PROBLEM DETAILS: Everything in the listing except the pictures should be written out exactly.

RECORDED DATA:
::::::
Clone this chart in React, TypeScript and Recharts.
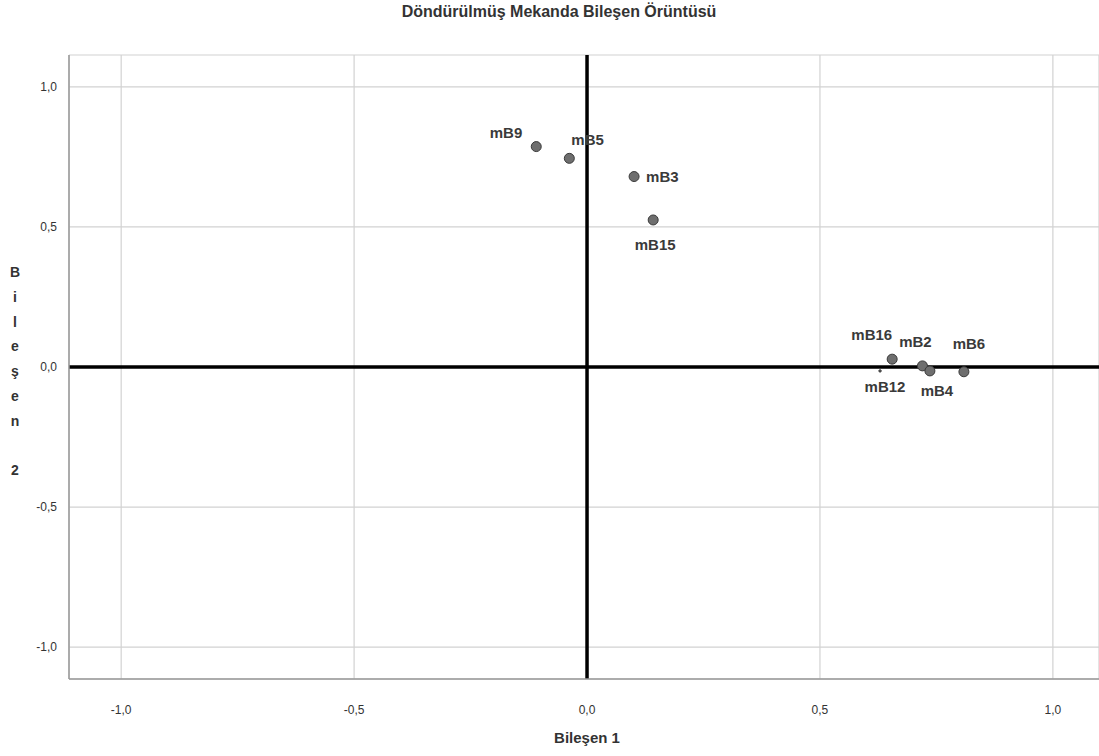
import React from 'react';
import {
    ScatterChart, Scatter, XAxis, YAxis, CartesianGrid, ReferenceLine
} from 'recharts';

const names = ['mB9', 'mB5', 'mB3', 'mB15', 'mB16', 'mB2', 'mB4', 'mB6', 'mB12'];
const comp1 = [-0.109, -0.038, 0.101, 0.142, 0.655, 0.720, 0.736, 0.809, 0.629];
const comp2 = [0.787, 0.745, 0.680, 0.525, 0.028, 0.004, -0.014, -0.017, -0.014];
const ticks = [-1, -0.5, 0, 0.5, 1];

// label placement around each dot: [dx, dy, anchor]
const labelPos: Record<string, [number, number, string]> = {
    mB9: [-14, -9, 'end'],
    mB5: [2, -13, 'start'],
    mB3: [12, 5, 'start'],
    mB15: [2, 30, 'middle'],
    mB16: [0, -19, 'end'],
    mB2: [-7, -19, 'middle'],
    mB4: [7, 25, 'middle'],
    mB6: [5, -23, 'middle'],
    mB12: [5, 21, 'middle'],
};

const data = names.map((name, i) => ({ name, x: comp1[i], y: comp2[i] }));

const fmt = (v: number) => v.toFixed(1).replace('.', ',');

const FONT = '"Liberation Sans", Arial, sans-serif';

const PointShape = (props: any) => {
    const { cx, cy, payload } = props;
    const [dx, dy, anchor] = labelPos[payload.name] || [8, 4, 'start'];
    const hidden = payload.name === 'mB12';
    return (
        <g>
            <circle cx={cx} cy={cy} r={hidden ? 1.2 : 5} fill="#6e6e6e" stroke="#3a3a3a" strokeWidth={1} />
            <text x={cx + dx} y={cy + dy} textAnchor={anchor as any} fontFamily={FONT}
                fontWeight="bold" fontSize={15} fill="#3a3a3a">{payload.name}</text>
        </g>
    );
};

const yLetters = ['B', 'i', 'l', 'e', 'ş', 'e', 'n', '', '2'];

export default function App() {
    return (
        <div style={{ position: 'absolute', left: 0, top: 0, width: 1099, height: 756, background: '#fff', fontFamily: FONT }}>
            <div style={{ position: 'absolute', left: 0, width: 1118, top: 3, textAlign: 'center', fontSize: 16, fontWeight: 'bold', color: '#333' }}>
                Döndürülmüş Mekanda Bileşen Örüntüsü
            </div>
            <div style={{ position: 'absolute', left: 69, width: 1036, top: 729, textAlign: 'center', fontSize: 15, fontWeight: 'bold', color: '#333' }}>
                Bileşen 1
            </div>
            <div style={{ position: 'absolute', left: 5, width: 20, top: 260, textAlign: 'center', fontSize: 14, fontWeight: 'bold', color: '#333' }}>
                {yLetters.map((l, i) => (
                    <div key={i} style={{ height: 24.8, lineHeight: '24.8px' }}>{l || '\u00a0'}</div>
                ))}
            </div>
            <ScatterChart width={1099} height={756} margin={{ top: 55, right: 0, bottom: 47, left: 0 }}>
                <CartesianGrid stroke="#d2d2d2" strokeWidth={1.2} />
                <XAxis type="number" dataKey="x" domain={[-1.112, 1.099]} ticks={ticks} tickFormatter={fmt}
                    allowDataOverflow height={30} stroke="#999" strokeWidth={1.5} tickLine={false}
                    tick={{ fill: '#333', fontSize: 12, fontFamily: FONT }} tickMargin={20} />
                <YAxis type="number" dataKey="y" domain={[-1.114, 1.114]} ticks={ticks} tickFormatter={fmt}
                    allowDataOverflow width={69} stroke="#999" strokeWidth={1.5} tickLine={false}
                    tick={{ fill: '#333', fontSize: 12, fontFamily: FONT }} tickMargin={6} />
                <ReferenceLine x={0} stroke="#000" strokeWidth={3.5} />
                <ReferenceLine y={0} stroke="#000" strokeWidth={3.5} />
                <Scatter data={data} shape={PointShape} isAnimationActive={false} />
            </ScatterChart>
        </div>
    );
}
::::::
RESULT OF THIS EXERCISE:
Clone this chart in React, TypeScript and Recharts.
import React from 'react';
import {
    ScatterChart, Scatter, XAxis, YAxis, CartesianGrid, ReferenceLine
} from 'recharts';

const names = ['mB9', 'mB5', 'mB3', 'mB15', 'mB16', 'mB2', 'mB4', 'mB6', 'mB12'];
const comp1 = [-0.109, -0.038, 0.101, 0.142, 0.655, 0.720, 0.736, 0.809, 0.629];
const comp2 = [0.787, 0.745, 0.680, 0.525, 0.028, 0.004, -0.014, -0.017, -0.014];
const ticks = [-1, -0.5, 0, 0.5, 1];

// label placement around each dot: [dx, dy, anchor]
const labelPos: Record<string, [number, number, string]> = {
    mB9: [-14, -9, 'end'],
    mB5: [2, -13, 'start'],
    mB3: [12, 5, 'start'],
    mB15: [2, 30, 'middle'],
    mB16: [0, -19, 'end'],
    mB2: [-7, -19, 'middle'],
    mB4: [7, 25, 'middle'],
    mB6: [5, -23, 'middle'],
    mB12: [5, 21, 'middle'],
};

const data = names.map((name, i) => ({ name, x: comp1[i], y: comp2[i] }));

const fmt = (v: number) => v.toFixed(1).replace('.', ',');

const FONT = '"Liberation Sans", Arial, sans-serif';

const PointShape = (props: any) => {
    const { cx, cy, payload } = props;
    const [dx, dy, anchor] = labelPos[payload.name] || [8, 4, 'start'];
    const hidden = payload.name === 'mB12';
    return (
        <g>
            <circle cx={cx} cy={cy} r={hidden ? 1.2 : 5} fill="#6e6e6e" stroke="#3a3a3a" strokeWidth={1} />
            <text x={cx + dx} y={cy + dy} textAnchor={anchor as any} fontFamily={FONT}
                fontWeight="bold" fontSize={15} fill="#3a3a3a">{payload.name}</text>
        </g>
    );
};

const yLetters = ['B', 'i', 'l', 'e', 'ş', 'e', 'n', '', '2'];

export default function App() {
    return (
        <div style={{ position: 'absolute', left: 0, top: 0, width: 1099, height: 756, background: '#fff', fontFamily: FONT }}>
            <div style={{ position: 'absolute', left: 0, width: 1118, top: 3, textAlign: 'center', fontSize: 16, fontWeight: 'bold', color: '#333' }}>
                Döndürülmüş Mekanda Bileşen Örüntüsü
            </div>
            <div style={{ position: 'absolute', left: 69, width: 1036, top: 729, textAlign: 'center', fontSize: 15, fontWeight: 'bold', color: '#333' }}>
                Bileşen 1
            </div>
            <div style={{ position: 'absolute', left: 5, width: 20, top: 260, textAlign: 'center', fontSize: 14, fontWeight: 'bold', color: '#333' }}>
                {yLetters.map((l, i) => (
                    <div key={i} style={{ height: 24.8, lineHeight: '24.8px' }}>{l || '\u00a0'}</div>
                ))}
            </div>
            <ScatterChart width={1099} height={756} margin={{ top: 55, right: 0, bottom: 47, left: 0 }}>
                <CartesianGrid stroke="#d2d2d2" strokeWidth={1.2} />
                <XAxis type="number" dataKey="x" domain={[-1.112, 1.099]} ticks={ticks} tickFormatter={fmt}
                    allowDataOverflow height={30} stroke="#999" strokeWidth={1.5} tickLine={false}
                    tick={{ fill: '#333', fontSize: 12, fontFamily: FONT }} tickMargin={20} />
                <YAxis type="number" dataKey="y" domain={[-1.114, 1.114]} ticks={ticks} tickFormatter={fmt}
                    allowDataOverflow width={69} stroke="#999" strokeWidth={1.5} tickLine={false}
                    tick={{ fill: '#333', fontSize: 12, fontFamily: FONT }} tickMargin={6} />
                <ReferenceLine x={0} stroke="#000" strokeWidth={3.5} />
                <ReferenceLine y={0} stroke="#000" strokeWidth={3.5} />
                <Scatter data={data} shape={PointShape} isAnimationActive={false} />
            </ScatterChart>
        </div>
    );
}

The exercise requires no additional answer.